Work to complete
Only the pictures are omitted; repeat all other data exactly.

──────────

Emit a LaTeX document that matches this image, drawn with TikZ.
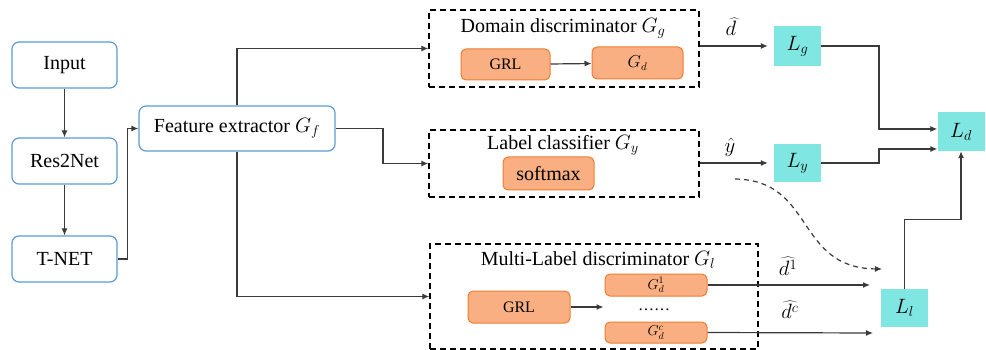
\documentclass[tikz,border=0pt]{standalone}
\usepackage{fontspec}
\setmainfont{LiberationSerif}[Extension=.ttf,UprightFont=*-Regular,ItalicFont=*-Italic,BoldFont=*-Bold,BoldItalicFont=*-BoldItalic]
\usetikzlibrary{arrows.meta,positioning,calc}
\definecolor{bluedraw}{HTML}{5B9BD5}
\definecolor{orfill}{HTML}{F9AF82}
\definecolor{ordraw}{HTML}{ED7D31}
\definecolor{cyfill}{HTML}{80E6E1}
\definecolor{linec}{HTML}{3A3A3A}
\begin{document}
\begin{tikzpicture}[x=1pt,y=-1pt,
  bluebox/.style={draw=bluedraw,line width=1.2pt,rounded corners=7pt,fill=white,
    minimum width=105pt,minimum height=46pt,inner sep=0pt,font=\fontsize{20}{24}\selectfont},
  orbox/.style={draw=ordraw,fill=orfill,line width=1pt,rounded corners=5pt,inner sep=0pt,
    font=\fontsize{16}{19}\selectfont},
  cybox/.style={fill=cyfill,minimum width=47pt,minimum height=39pt,inner sep=0pt,
    font=\fontsize{20}{24}\selectfont},
  dbox/.style={draw=black,line width=1.4pt,dash pattern=on 6pt off 4pt,inner sep=0pt},
  ttl/.style={font=\fontsize{20}{24}\selectfont,inner sep=0pt},
  lbl/.style={font=\fontsize{21}{24}\selectfont,inner sep=0pt},
  conn/.style={draw=linec,line width=1.2pt,-{Latex[length=7pt,width=6pt]}},
  plain/.style={draw=linec,line width=1.2pt}
]
\useasboundingbox (0,0) rectangle (986,350);
% left column
\node[bluebox] (input) at (64.5,65) {Input};
\node[bluebox] (res) at (64.5,161) {Res2Net};
\node[bluebox] (tnet) at (64.5,259) {T-NET};
\node[bluebox,minimum width=196pt,minimum height=45pt] (feat) at (237,128.5) {Feature extractor $G_f$};
% dashed containers
\node[dbox,minimum width=270pt,minimum height=77pt] (dom) at (564,48.5) {};
\node[dbox,minimum width=270pt,minimum height=67pt] (lab) at (564,163.5) {};
\node[dbox,minimum width=328pt,minimum height=105pt] (mul) at (594,296.5) {};
\node[ttl] (domt) at (563,28) {Domain discriminator $G_g$};
\node[ttl] (labt) at (563,145) {Label classifier $G_y$};
\node[ttl] (mult) at (598,260) {Multi-Label discriminator $G_l$};
% inner boxes
\node[orbox,minimum width=89pt,minimum height=31pt] (grl1) at (505.5,64.5) {GRL};
\node[orbox,minimum width=91pt,minimum height=32pt] (gd) at (637.5,63) {$G_d$};
\node[orbox,minimum width=91pt,minimum height=33pt,font=\fontsize{20}{24}\selectfont] (soft) at (548.5,173.5) {softmax};
\node[orbox,minimum width=102pt,minimum height=32pt] (grl2) at (519,307) {GRL};
\node[orbox,minimum width=102pt,minimum height=22pt,font=\fontsize{14}{16}\selectfont] (gd1) at (656,285) {$G_d^1$};
\node[orbox,minimum width=102pt,minimum height=21pt,font=\fontsize{14}{16}\selectfont] (gdc) at (656,332.5) {$G_d^c$};
\node[inner sep=0pt,font=\fontsize{16}{19}\selectfont] (dots) at (654,310) {……};
% loss boxes
\node[cybox,minimum height=40pt] (lg) at (797.5,46) {$L_g$};
\node[cybox,minimum height=38pt] (ly) at (797.5,163) {$L_y$};
\node[cybox] (ld) at (961,131.5) {$L_d$};
\node[cybox,minimum height=38pt] (ll) at (904.5,308) {$L_l$};
% output labels
\node[lbl] (dhat) at (731,27) {$\widehat{d}$};
\node[lbl] (yhat) at (730,147) {$\hat{y}$};
\node[lbl] (d1hat) at (788,266) {$\widehat{d^1}$};
\node[lbl] (dchat) at (790,310) {$\widehat{d^c}$};
% coordinates
\coordinate (e1) at (870,285);
\coordinate (e2) at (873,333);
\coordinate (cs) at (735,179);
\coordinate (ce) at (882,269);
% connectors
\draw[conn] (input) -- (res);
\draw[conn] (res) -- (tnet);
\draw[conn] (tnet.east) -- ++(10,0) |- (feat.west);
\draw[conn] (feat.north) |- (dom.west);
\draw[conn] (feat.south) |- (mul.west);
\draw[conn] (feat.east) -- (383,128.5) |- (lab.west);
\draw[conn] (grl1) -- (gd);
\draw[conn] (grl2.east) -- ++(33,0);
\draw[conn,shorten >=6pt] (dom.east |- lg.west) -- (lg.west);
\draw[conn,shorten >=6pt] (lab.east |- ly.west) -- (ly.west);
\draw[conn] (lg.east) -- (879,46) |- ([yshift=2.5pt]ld.west);
\draw[conn] (ly.east) -- (879,163) |- ([yshift=-17.5pt]ld.west);
\draw[conn] (gd1.east) -- (e1);
\draw[conn] (gdc.east) -- (e2);
\draw[conn] (ll.north) -- ++(0,-69) -| (ld.south);
\draw[conn,dash pattern=on 5pt off 4pt] (cs) .. controls (815,180) and (795,268) .. (ce);
\end{tikzpicture}
\end{document}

──────────

Completed task
Emit a LaTeX document that matches this image, drawn with TikZ.
\documentclass[tikz,border=0pt]{standalone}
\usepackage{fontspec}
\setmainfont{LiberationSerif}[Extension=.ttf,UprightFont=*-Regular,ItalicFont=*-Italic,BoldFont=*-Bold,BoldItalicFont=*-BoldItalic]
\usetikzlibrary{arrows.meta,positioning,calc}
\definecolor{bluedraw}{HTML}{5B9BD5}
\definecolor{orfill}{HTML}{F9AF82}
\definecolor{ordraw}{HTML}{ED7D31}
\definecolor{cyfill}{HTML}{80E6E1}
\definecolor{linec}{HTML}{3A3A3A}
\begin{document}
\begin{tikzpicture}[x=1pt,y=-1pt,
  bluebox/.style={draw=bluedraw,line width=1.2pt,rounded corners=7pt,fill=white,
    minimum width=105pt,minimum height=46pt,inner sep=0pt,font=\fontsize{20}{24}\selectfont},
  orbox/.style={draw=ordraw,fill=orfill,line width=1pt,rounded corners=5pt,inner sep=0pt,
    font=\fontsize{16}{19}\selectfont},
  cybox/.style={fill=cyfill,minimum width=47pt,minimum height=39pt,inner sep=0pt,
    font=\fontsize{20}{24}\selectfont},
  dbox/.style={draw=black,line width=1.4pt,dash pattern=on 6pt off 4pt,inner sep=0pt},
  ttl/.style={font=\fontsize{20}{24}\selectfont,inner sep=0pt},
  lbl/.style={font=\fontsize{21}{24}\selectfont,inner sep=0pt},
  conn/.style={draw=linec,line width=1.2pt,-{Latex[length=7pt,width=6pt]}},
  plain/.style={draw=linec,line width=1.2pt}
]
\useasboundingbox (0,0) rectangle (986,350);
% left column
\node[bluebox] (input) at (64.5,65) {Input};
\node[bluebox] (res) at (64.5,161) {Res2Net};
\node[bluebox] (tnet) at (64.5,259) {T-NET};
\node[bluebox,minimum width=196pt,minimum height=45pt] (feat) at (237,128.5) {Feature extractor $G_f$};
% dashed containers
\node[dbox,minimum width=270pt,minimum height=77pt] (dom) at (564,48.5) {};
\node[dbox,minimum width=270pt,minimum height=67pt] (lab) at (564,163.5) {};
\node[dbox,minimum width=328pt,minimum height=105pt] (mul) at (594,296.5) {};
\node[ttl] (domt) at (563,28) {Domain discriminator $G_g$};
\node[ttl] (labt) at (563,145) {Label classifier $G_y$};
\node[ttl] (mult) at (598,260) {Multi-Label discriminator $G_l$};
% inner boxes
\node[orbox,minimum width=89pt,minimum height=31pt] (grl1) at (505.5,64.5) {GRL};
\node[orbox,minimum width=91pt,minimum height=32pt] (gd) at (637.5,63) {$G_d$};
\node[orbox,minimum width=91pt,minimum height=33pt,font=\fontsize{20}{24}\selectfont] (soft) at (548.5,173.5) {softmax};
\node[orbox,minimum width=102pt,minimum height=32pt] (grl2) at (519,307) {GRL};
\node[orbox,minimum width=102pt,minimum height=22pt,font=\fontsize{14}{16}\selectfont] (gd1) at (656,285) {$G_d^1$};
\node[orbox,minimum width=102pt,minimum height=21pt,font=\fontsize{14}{16}\selectfont] (gdc) at (656,332.5) {$G_d^c$};
\node[inner sep=0pt,font=\fontsize{16}{19}\selectfont] (dots) at (654,310) {……};
% loss boxes
\node[cybox,minimum height=40pt] (lg) at (797.5,46) {$L_g$};
\node[cybox,minimum height=38pt] (ly) at (797.5,163) {$L_y$};
\node[cybox] (ld) at (961,131.5) {$L_d$};
\node[cybox,minimum height=38pt] (ll) at (904.5,308) {$L_l$};
% output labels
\node[lbl] (dhat) at (731,27) {$\widehat{d}$};
\node[lbl] (yhat) at (730,147) {$\hat{y}$};
\node[lbl] (d1hat) at (788,266) {$\widehat{d^1}$};
\node[lbl] (dchat) at (790,310) {$\widehat{d^c}$};
% coordinates
\coordinate (e1) at (870,285);
\coordinate (e2) at (873,333);
\coordinate (cs) at (735,179);
\coordinate (ce) at (882,269);
% connectors
\draw[conn] (input) -- (res);
\draw[conn] (res) -- (tnet);
\draw[conn] (tnet.east) -- ++(10,0) |- (feat.west);
\draw[conn] (feat.north) |- (dom.west);
\draw[conn] (feat.south) |- (mul.west);
\draw[conn] (feat.east) -- (383,128.5) |- (lab.west);
\draw[conn] (grl1) -- (gd);
\draw[conn] (grl2.east) -- ++(33,0);
\draw[conn,shorten >=6pt] (dom.east |- lg.west) -- (lg.west);
\draw[conn,shorten >=6pt] (lab.east |- ly.west) -- (ly.west);
\draw[conn] (lg.east) -- (879,46) |- ([yshift=2.5pt]ld.west);
\draw[conn] (ly.east) -- (879,163) |- ([yshift=-17.5pt]ld.west);
\draw[conn] (gd1.east) -- (e1);
\draw[conn] (gdc.east) -- (e2);
\draw[conn] (ll.north) -- ++(0,-69) -| (ld.south);
\draw[conn,dash pattern=on 5pt off 4pt] (cs) .. controls (815,180) and (795,268) .. (ce);
\end{tikzpicture}
\end{document}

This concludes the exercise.